For the companies, a cheap and convenient way to avoid unions and possible agitations is to hire more and more workers on contract.

Contract Labour: A Way To Keep Away Trouble
In more ways than one, this is the dark, ugly secret of the Indian manufacturing industry. According to the National Commission for Enterprises in the Unorganised Sector, total employment in the Indian economy in the five years from 2000 increased from 39.6 crore to 45.6 crore, of which 5.8 crore was of an informal kind.

“What this means is that the entire increase in the employment in the organised or formal sector over this period has largely been informal in nature i.e. without any job or social security. This constitutes what can be termed as informalisation of the formal sector, where any employment increase consists of regular workers without social security benefits and casual or contract workers, again, without the benefits that should accrue to formal workers,” says the commission, better known as the Arjun Sengupta Committee.

For example, in HMSI, out of 5,900 workers, 4,000 are on contract and 1,900 are permanent. A contract worker has no rights, no union to protect him and earns about Rs. 7,000 a month. A permanent worker earns close to Rs. 30,000 a month, has rights, a fixed number of holidays, 39 to be exact, and union cover. And they do the same job.

“This is unjust and unsustainable in the long run,” says the CEO of a large two-wheeler maker who did not want to be identified. But somehow the whole eco-system has been perfected to make it work. According to the law, a company cannot employ a contract labour for more than six months. To get around this rule, the worker is discharged every six months for three days and reinstated as a fresh employee.  

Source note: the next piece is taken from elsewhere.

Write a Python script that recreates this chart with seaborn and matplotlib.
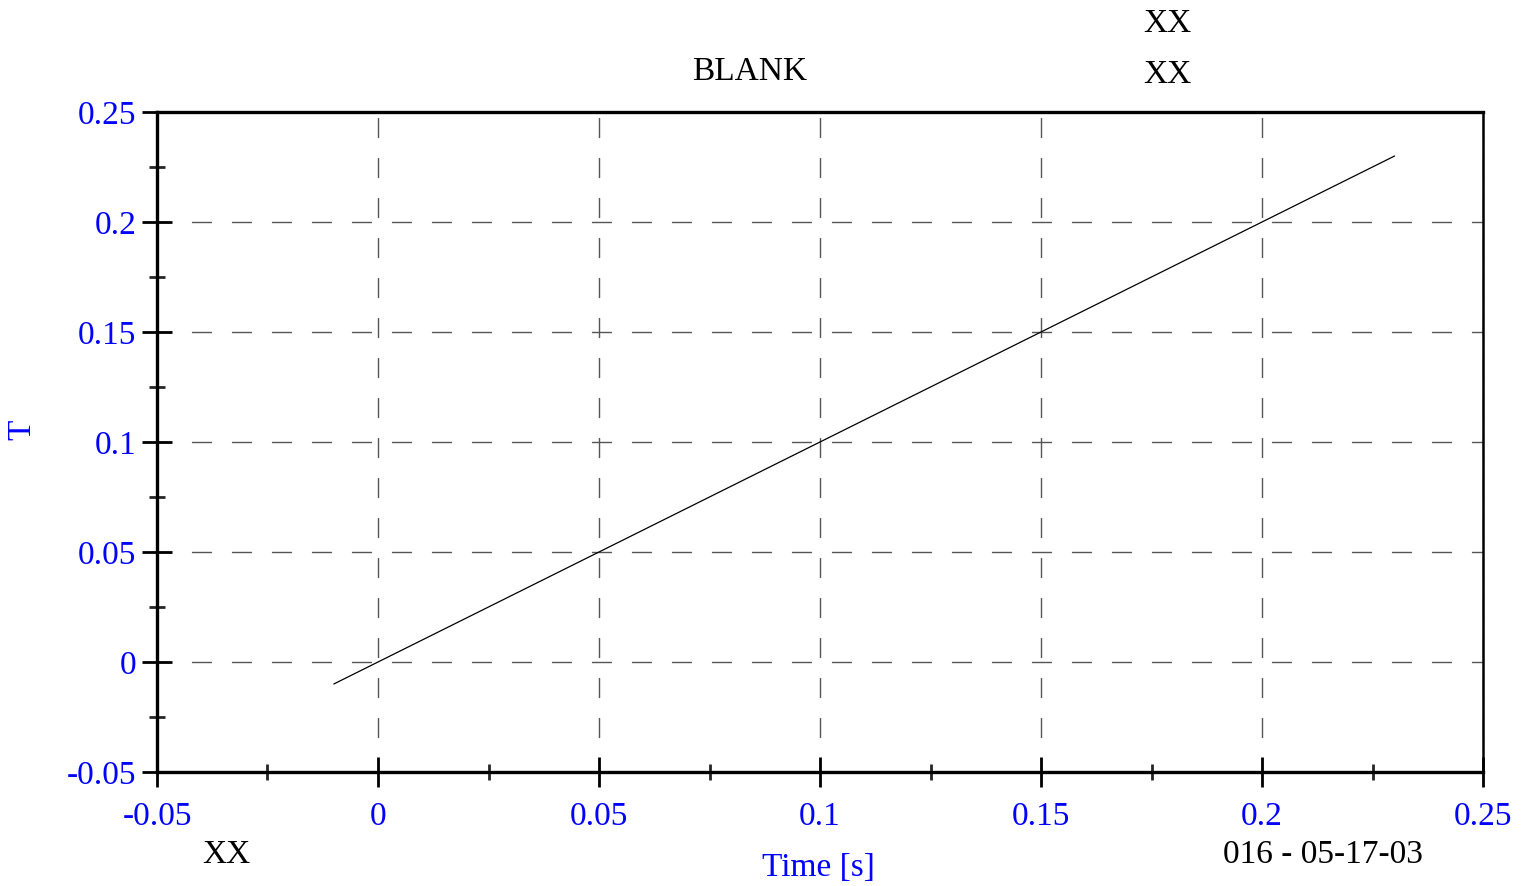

The law does not allow contract workers to be employed in activities that are of “a permanent and repetitive nature”. However, this rule is observed mostly in violation. Small ancillary units have up to 90 percent of contract workers. Do the unions fight for the cause of the contract labourers? Yes and no. It suits permanent workers if some strenuous jobs are done by temps. If he protests, the company can summarily sack him but he forms an important part of the eco-system. In the garb of gaining more clout with the company, reducing the head count of contract labour by making them permanent is an evergreen issue for unions.

Haryana: The State of Discontent
Tough Road Ahead
Workers are influenced by politics from the outside,” says Surinder Kapur, chairman and managing director of Sona Koyo, an auto parts manufacturer. “To my mind, the problem in India is that there is no exit policy. So the workers don’t care, the management takes a tough position and in the end, it is the suppliers and customers who suffer,” he adds.

It is a fair point. For instance, who will be accountable for the Rs. 500 crore losses that Maruti has incurred? Nobody. “It is not that the manager’s salary in the management goes down or the workers’ wages are reduced. Here is a reason for industrial policy to change in India,” says Kapur.

Back at Maruti, Shiv Kumar is supposed to be the general secretary of the new union at the company’s Manesar plant. The new union’s registration is still pending and the Maruti management has made it quite clear that they will not allow a new union.

What Shiv Kumar and the rest of the comrades in Shop No. 19 are discussing is how best they can get workers in the Manesar plant to sign the union membership form. This form is nothing but a cover letter of the AITUC constitution stapled with five blank papers on which Shiv Kumar needs to get the signatures of the workers. They want to do it silently without the knowledge of the Maruti management. This means laying out tables and getting workers to sign is out of question. So is holding workers back before or after a shift. Also, the problem is that the Manesar plant has more than 10 divisions, so logistics is tough.

Gaur has a smart idea. “Do it in the bus,” he says. The idea is that once the workers sign the membership form, one set of the document, the original, will be sent to the management to inform them of AITUC’s strength and the other to MUKU. That’s how the union will get recognised.

“Labour unions are a reality and companies have to accept it sooner or later,’’ says Anil Kumar. He may well be right.